Indeed we have, even though it never occurred to either us or the people whose “facts” we disputed to call them that. The things we as skeptics have talked about for so long are suddenly mainstream concerns: why do people believe these things? Or, as Chico Marx (confusingly, dressed as Groucho) put it in Duck Soup, “Who you gonna believe – me, or your own eyes?”

The term, for those who have been avoiding the news lately (and who can blame you?), came from Kellyanne Conway, a senior advisor to US president Donald Trump. The newly appointed White House press secretary, Sean Spicer, following Trump’s lead, had claimed in his first White House press conference that Trump had drawn the largest-ever audience for an inauguration. Pesky things, photographs: they told a different story. So the host of NBC’s Meet the Press asked Conway: what about it? And she said: “Our press secretary gave alternative facts”.

Pesky things, news hosts; this one – Chuck Todd – responded, “Alternative facts aren’t facts; they’re falsehoods”. Later in the interview, Todd tried again to ask Conway why Spicer had said it. “Think about what you just said to your viewers. That’s why we feel compelled to go out and clear the air and put alternative facts out there.” Um…huh?

Conway here seems to be channelling a different movie character, Slick Henderson, in 1988’s Baja Oklahoma, who, having claimed to have spent the night in a hammock that his wife informed him had been taken down weeks before, said: “Well.
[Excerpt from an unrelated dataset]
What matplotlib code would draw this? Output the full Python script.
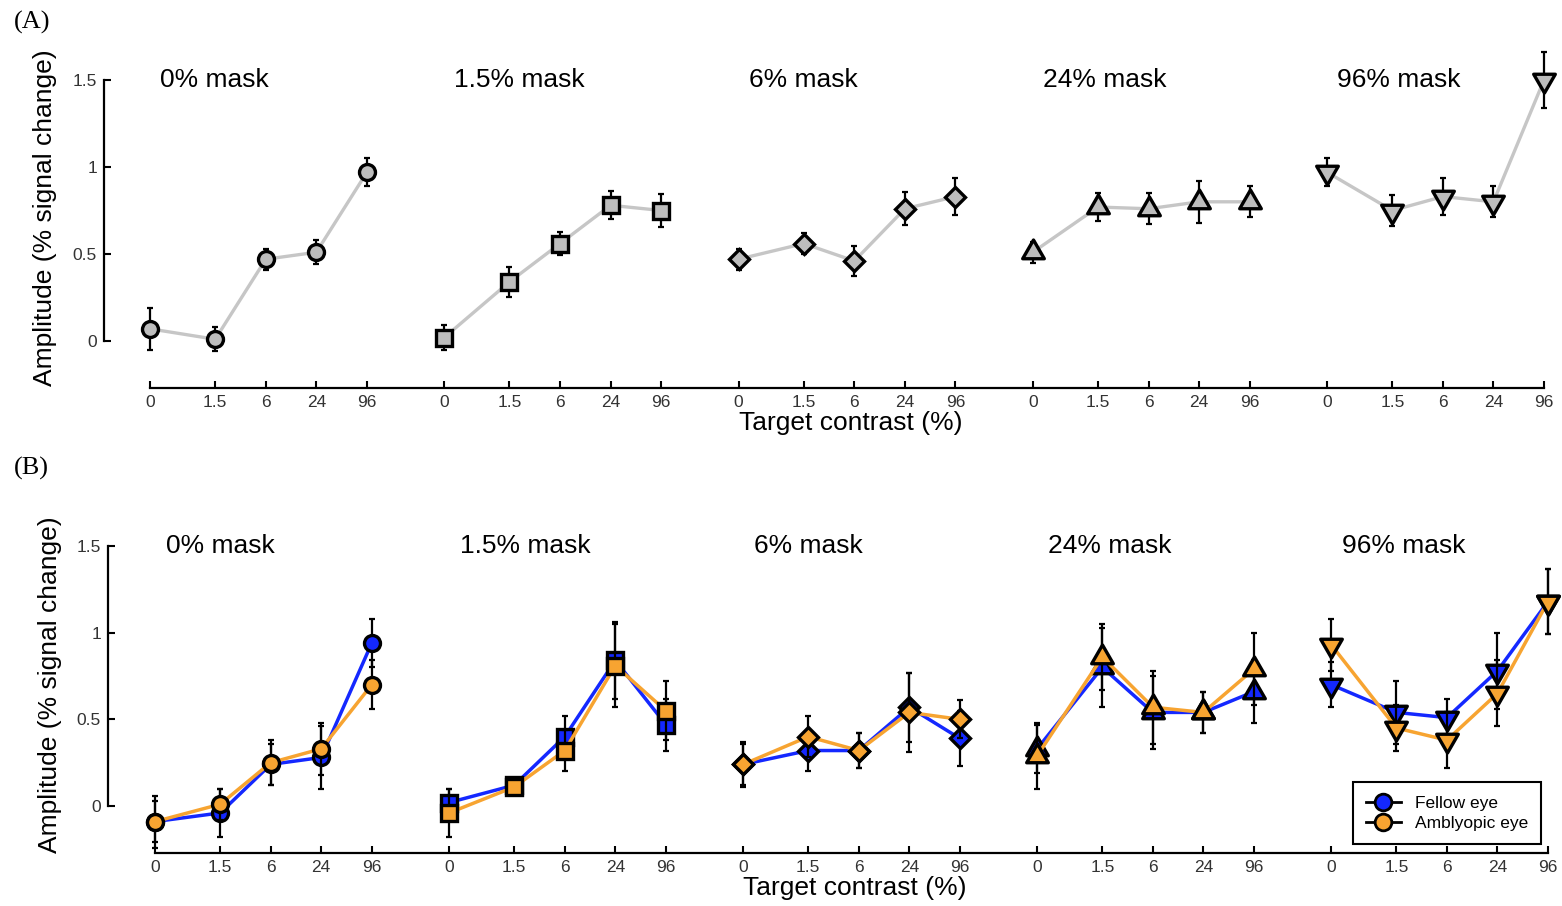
import numpy as np
import matplotlib
matplotlib.use('Agg')
import matplotlib.pyplot as plt
from matplotlib.path import Path
from matplotlib.lines import Line2D

# ---------------- data ----------------
contrast_labels = ['0', '1.5', '6', '24', '96']
mask_titles = ['0% mask', '1.5% mask', '6% mask', '24% mask', '96% mask']

# Panel A (all observers): mean and SE per mask condition
a_mask0_mean = [0.07, 0.01, 0.47, 0.51, 0.97]
a_mask0_err = [0.12, 0.07, 0.06, 0.07, 0.08]
a_mask1_mean = [0.02, 0.34, 0.56, 0.78, 0.75]
a_mask1_err = [0.07, 0.085, 0.065, 0.08, 0.095]
a_mask2_mean = [0.47, 0.56, 0.46, 0.76, 0.83]
a_mask2_err = [0.06, 0.06, 0.085, 0.095, 0.105]
a_mask3_mean = [0.51, 0.77, 0.76, 0.80, 0.80]
a_mask3_err = [0.06, 0.08, 0.09, 0.12, 0.09]
a_mask4_mean = [0.97, 0.75, 0.83, 0.80, 1.50]
a_mask4_err = [0.08, 0.09, 0.105, 0.09, 0.16]

# Panel B: fellow eye
fe_mask0_mean = [-0.09, -0.04, 0.24, 0.28, 0.94]
fe_mask0_err = [0.12, 0.14, 0.12, 0.18, 0.14]
fe_mask1_mean = [0.02, 0.12, 0.40, 0.84, 0.47]
fe_mask1_err = [0.08, 0.03, 0.12, 0.22, 0.15]
fe_mask2_mean = [0.24, 0.32, 0.32, 0.57, 0.39]
fe_mask2_err = [0.12, 0.12, 0.10, 0.20, 0.16]
fe_mask3_mean = [0.33, 0.80, 0.54, 0.54, 0.66]
fe_mask3_err = [0.14, 0.23, 0.21, 0.12, 0.18]
fe_mask4_mean = [0.70, 0.54, 0.51, 0.78, 1.18]
fe_mask4_err = [0.13, 0.18, 0.11, 0.22, 0.19]

# Panel B: amblyopic eye
ae_mask0_mean = [-0.09, 0.01, 0.25, 0.33, 0.70]
ae_mask0_err = [0.15, 0.09, 0.13, 0.15, 0.14]
ae_mask1_mean = [-0.04, 0.11, 0.32, 0.81, 0.55]
ae_mask1_err = [0.14, 0.03, 0.12, 0.24, 0.17]
ae_mask2_mean = [0.24, 0.40, 0.32, 0.54, 0.50]
ae_mask2_err = [0.13, 0.12, 0.10, 0.23, 0.11]
ae_mask3_mean = [0.29, 0.86, 0.57, 0.54, 0.79]
ae_mask3_err = [0.19, 0.19, 0.21, 0.12, 0.21]
ae_mask4_mean = [0.93, 0.45, 0.38, 0.65, 1.18]
ae_mask4_err = [0.15, 0.13, 0.16, 0.19, 0.19]

a_means = [a_mask0_mean, a_mask1_mean, a_mask2_mean, a_mask3_mean, a_mask4_mean]
a_errs = [a_mask0_err, a_mask1_err, a_mask2_err, a_mask3_err, a_mask4_err]
fe_means = [fe_mask0_mean, fe_mask1_mean, fe_mask2_mean, fe_mask3_mean, fe_mask4_mean]
fe_errs = [fe_mask0_err, fe_mask1_err, fe_mask2_err, fe_mask3_err, fe_mask4_err]
ae_means = [ae_mask0_mean, ae_mask1_mean, ae_mask2_mean, ae_mask3_mean, ae_mask4_mean]
ae_errs = [ae_mask0_err, ae_mask1_err, ae_mask2_err, ae_mask3_err, ae_mask4_err]

# ---------------- style ----------------
plt.rcParams['font.family'] = ['Liberation Sans', 'DejaVu Sans']
GRAY_FILL = '#bdbdbd'
GRAY_LINE = '#c6c6c6'
BLUE = '#1428ff'
ORANGE = '#f7a431'
TICK_COLOR = '#333333'

# custom triangles centred on their centroid (as in MATLAB)
tri_up = Path([(0, 1), (-0.866, -0.5), (0.866, -0.5), (0, 1)],
              [Path.MOVETO, Path.LINETO, Path.LINETO, Path.CLOSEPOLY])
tri_dn = Path([(0, -1), (-0.866, 0.5), (0.866, 0.5), (0, -1)],
              [Path.MOVETO, Path.LINETO, Path.LINETO, Path.CLOSEPOLY])
markers = ['o', 's', 'D', tri_up, tri_dn]
msizes = [11.5, 11.0, 10.5, 18.0, 18.0]

# x layout: within-group position (log-like contrast scale) and group spacing
within = np.array([0.0, 1.29, 2.29, 3.29, 4.29])
gap = 5.82
last = 4 * gap + within[-1]

fig = plt.figure(figsize=(15.62, 9.06), dpi=100)
W, H = 1562.0, 906.0


def setup(ax, x0px, lastpx, spine_px, right_px, y0px, yunit, bottom_px, top_px):
    s = (lastpx - x0px) / last
    ax.set_xlim((spine_px - x0px) / s, (right_px - x0px) / s)
    ax.set_ylim(-(bottom_px - y0px) / yunit, (y0px - top_px) / yunit)
    for sp in ['top', 'right']:
        ax.spines[sp].set_visible(False)
    ax.spines['left'].set_bounds(0, 1.5)
    ax.spines['bottom'].set_bounds(0, last)
    for sp in ['left', 'bottom']:
        ax.spines[sp].set_linewidth(1.6)
    ticks = np.concatenate([g * gap + within for g in range(5)])
    ax.set_xticks(ticks)
    ax.set_xticklabels(contrast_labels * 5)
    ax.set_yticks([0, 0.5, 1, 1.5])
    ax.set_yticklabels(['0', '0.5', '1', '1.5'])
    ax.tick_params(direction='in', length=5, width=1.5, labelsize=12.5,
                   labelcolor=TICK_COLOR, pad=5)
    ax.patch.set_visible(False)


# ---------------- Panel A ----------------
axA = fig.add_axes([104 / W, 1 - 388 / H, (1556 - 104) / W, (388 - 40) / H])
setup(axA, 150, 1544, 104, 1556, 341, 174.0, 388, 40)
for g in range(5):
    x = g * gap + within
    axA.errorbar(x, a_means[g], yerr=a_errs[g], fmt='none', ecolor='black',
                 elinewidth=1.6, capsize=2.5, capthick=1.6, zorder=2, clip_on=False)
    axA.plot(x, a_means[g], color=GRAY_LINE, lw=2.4, zorder=3, clip_on=False)
    axA.plot(x, a_means[g], ls='none', marker=markers[g], ms=msizes[g],
             mfc=GRAY_FILL, mec='black', mew=2.4, zorder=4, clip_on=False)
    axA.text(g * gap + 0.2, 1.50, mask_titles[g], ha='left', va='center', fontsize=19)

# ---------------- Panel B ----------------
axB = fig.add_axes([108 / W, 1 - 853 / H, (1560 - 108) / W, (853 - 520) / H])
setup(axB, 155, 1548, 108, 1560, 806, 173.3, 853, 520)
for g in range(5):
    x = g * gap + within
    z = 2
    for means, errs, col in [(fe_means, fe_errs, BLUE), (ae_means, ae_errs, ORANGE)]:
        axB.errorbar(x, means[g], yerr=errs[g], fmt='none', ecolor='black',
                     elinewidth=1.6, capsize=2.5, capthick=1.6, zorder=z, clip_on=False)
        axB.plot(x, means[g], color=col, lw=2.5, zorder=z + 1, clip_on=False)
        axB.plot(x, means[g], ls='none', marker=markers[g], ms=msizes[g],
                 mfc=col, mec='black', mew=2.4, zorder=z + 2, clip_on=False)
        z += 3
    axB.text(g * gap + 0.22, 1.50, mask_titles[g], ha='left', va='center', fontsize=19)

handles = [Line2D([], [], color='black', lw=2, marker='o', ms=12, mfc=BLUE, mec='black', mew=2),
           Line2D([], [], color='black', lw=2, marker='o', ms=12, mfc=ORANGE, mec='black', mew=2)]
leg = axB.legend(handles, ['Fellow eye', 'Amblyopic eye'], loc='lower right',
                 bbox_to_anchor=(1541 / W, (906 - 844) / H), bbox_transform=fig.transFigure,
                 borderaxespad=0, fancybox=False, framealpha=1, edgecolor='black',
                 fontsize=12.5, handlelength=2.0, labelspacing=0.3, borderpad=0.75,
                 handletextpad=0.8)
leg.get_frame().set_linewidth(1.5)
leg.set_zorder(20)

# ---------------- labels ----------------
fig.text(45 / W, 1 - 218 / H, 'Amplitude (% signal change)', rotation=90,
         ha='center', va='center', fontsize=19)
fig.text(50 / W, 1 - 685 / H, 'Amplitude (% signal change)', rotation=90,
         ha='center', va='center', fontsize=19)
fig.text(851 / W, 1 - 423 / H, 'Target contrast (%)', ha='center', va='center', fontsize=19)
fig.text(855 / W, 1 - 888 / H, 'Target contrast (%)', ha='center', va='center', fontsize=19)
fig.text(14 / W, 1 - 22 / H, '(A)', ha='left', va='center', fontsize=19,
         family=['Liberation Serif', 'DejaVu Serif'])
fig.text(14 / W, 1 - 468 / H, '(B)', ha='left', va='center', fontsize=19,
         family=['Liberation Serif', 'DejaVu Serif'])

fig.savefig('out.png', dpi=100)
That’s my story, and I’m sticking to it.”

Besides this institutional embrace of falsehoods, the election – and the EU referendum in this country – has inspired much concern about “fake news”. These are stories whose writers and promulgators care only whether they get advertising revenue-producing clicks and not whether there is any truth behind them. In the history of media, this approach really isn’t at all new; it’s the business model many tabloids were built on, from the National Enquirer (in the US) to the deceased Sunday Sport in the UK. Similarly, much of the kind of abuse people complain about on Twitter is the democratisation of the kinds of attacks frequently seen in the Daily Mail or any part of the Murdoch press. Questionable facts are the bedrock on which Fox News – “fair and balanced” – is built. This is not just about rogue sites and the village of Macedonian teenagers who’ve found writing shock-click stories a way to make some nice cash.

As the veteran journalist Walt Mossberg has written at the site he co-founded, The Verge, the fundamental problem is that the business model supporting commercial journalism creates no incentives that favour publishing truth. Since the election, a campaign called Sleeping Giants has been notifying major advertisers when their ads appear on the alt-right site Breitbart; more than 800 have now blocked their ads from appearing on the site. It’s apparently a polite campaign. I’ve even done similar things in the past myself, pointing out ads selling term paper writing services and even shadier organisations to publications in order to stop their appearance. It’s still uncomfortable, in that similar campaigns have often been used in the past to push censorship agendas, most notably Hollywood’s Hays Code.

Many of the habits of human psychology that Chris French so often talks about to explain why people believe what they do are important factors here. In particular, confirmation bias means people more easily believe the things that appear to support their preconceived ideas than those that are contradictory. Plus, we’re more inclined to believe the things our friends believe or that come to us through sources we and our friends trust.

The trouble with all this fine analysis – and there’s a lot of it going around – is that it’s not clear how many people believe these stories or even care if they are being told lies. You can even argue, as a friend of mine does, that although Trump promulgated many “alternative facts” on his way to the presidency, he also told a deeper truth that his more factually precise opponents typically refused to acknowledge: many people have indeed been hosed by the approach that has prevailed over the last decades.

The upshot of all this is that great danger lurks in the proposals to control the creation and spread of fake news. Yes, there are limits to free speech – shouting “Fire!” in a crowded theatre is the usual line – but it’s hard to conceive regulations that won’t be turned against the legitimate press in destructive ways. Trump has already lavelled CNN and the New York Times as purveyors of fake news. We know we don’t want a regulatory system that penalises people who are genuinely trying to serve the public interest for making honest mistakes; nor do we want a system that gives powerful people a weapon to demolish anyone who dares to poke into their secrets. The skeptics have generally not favoured censorship, and I certainly hope we aren’t going to start now because it always backfires.